An interesting campaign piece in the collection is a small box which once held matches. It promoted Herbert S. Bobbitt, Republican candidate for Circuit Clerk and Recorder, the primary being April 9th, 1940. Evidently he was elected to the position as he later served as president of the Illinois Association of Circuit Clerks in 1944. Before serving as Circuit Clerk, Bobbitt operated a restaurant and photography studio in Bushnell, and later served as county coroner and embalmer.
Another former Circuit Clerk has campaign memorabilia in the Museum’s collection. Herbert K. Hulson was a long-time Colchester resident who served the county in many non-elected capacities, including assisting in the establishment of Argyle Park. He was involved with the Boy Scouts, Navy Day observances, and according to his obituary, was a member of Macomb Rotary Club, a Mason, as well as president of the Illinois Association of Circuit Clerks in 1958. The item in the collection which advertised Hulson’s candidacy was another pocket sized promotion which was probably used by all women of the late 1930s, when Hulson ran for office – a pocket sewing kit. The small kit could be tucked away in a purse, dresser drawer, or a pocket, but was ready with several basic colors of thread and a needle for any emergency needs.
A well-known pocket sized campaign item, which could be used by both sexes and was easily distributed, is the nail file. It could easily be put into a man’s pocket or a woman’s pocketbook, and every time it was used, it would remind you to vote for that candidate. In the Museum’s collection, you can see nail files which promoted Dan Morgan for County Clerk, Jim Saffer for Circuit Clerk, Laura Kent for the office of State Senator, and A.T. “Tom” McMaster, Republican candidate for State Representative.

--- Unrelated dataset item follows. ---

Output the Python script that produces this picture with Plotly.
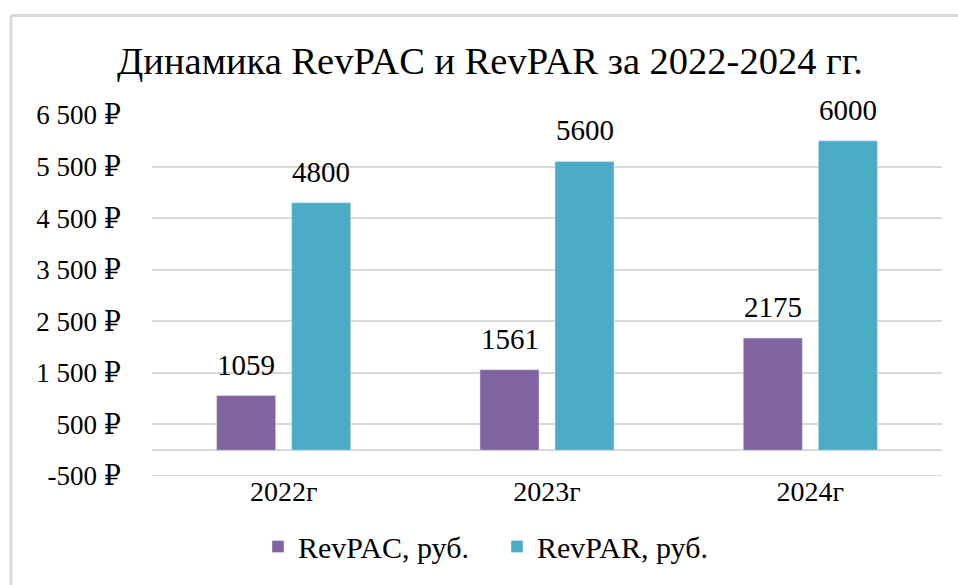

As stated earlier, the print media has been utilized for campaigns, probably as long as the printing press has been in existence. In the Museum’s display, there are a bumper sticker and a small red, white, and blue pin promoting Charles W. Brooks, an Illinois gubernatorial candidate in 1936. Brooks was defeated for the office by Henry Horner. There is also a brochure for Wallace A. Walker’s candidacy for State’s Attorney in 1936 in the display. Besides serving as state’s attorney, Walker served the City of Macomb in the capacity of city attorney and county judge, and was a well-known legal figure throughout the county.
A glass globe with a candle inside it is also featured this month. This item was probably not something which was passed out to voters due to its fragile nature, but more likely an article which was bought and used to show support for the then current President. There is printed portrait of William McKinley on the center frosted ring of the glass globe. It has leaves and berries painted in relief on both sides of the portrait. The last Artifact of the Month article described two photographs of William McKinley speaking to a crowd at the Macomb depot, when he stopped here while campaigning for the presidency in 1896.
The methods used by politicians over the years has changed tremendously. Looking back, one can easily see that candidates relied heavily on the print media, campaign buttons and other items, like nail files, pocket sewing kits and matches, which were items the consumer could use, and that would keep the candidates’ names in front of the voters. Today, more contemporary methods of spreading the virtues of candidates can be seen everywhere you go – on the TV, the back of a car, in the yard, and even on the computer. When a local campaign office was visited recently, items which were available for handout to promote their candidates included hats, shirts, yard signs, bumper stickers, magnets, and yes, you can still get a nail file with a candidate’s name on it.
The Western Illinois Museum’s exhibit of political memorabilia is on display throughout the month at 201 South Lafayette Street. The museum is open Tuesday through Saturday 10 am to 4 pm. Admission to the museum is free, but donations are appreciated.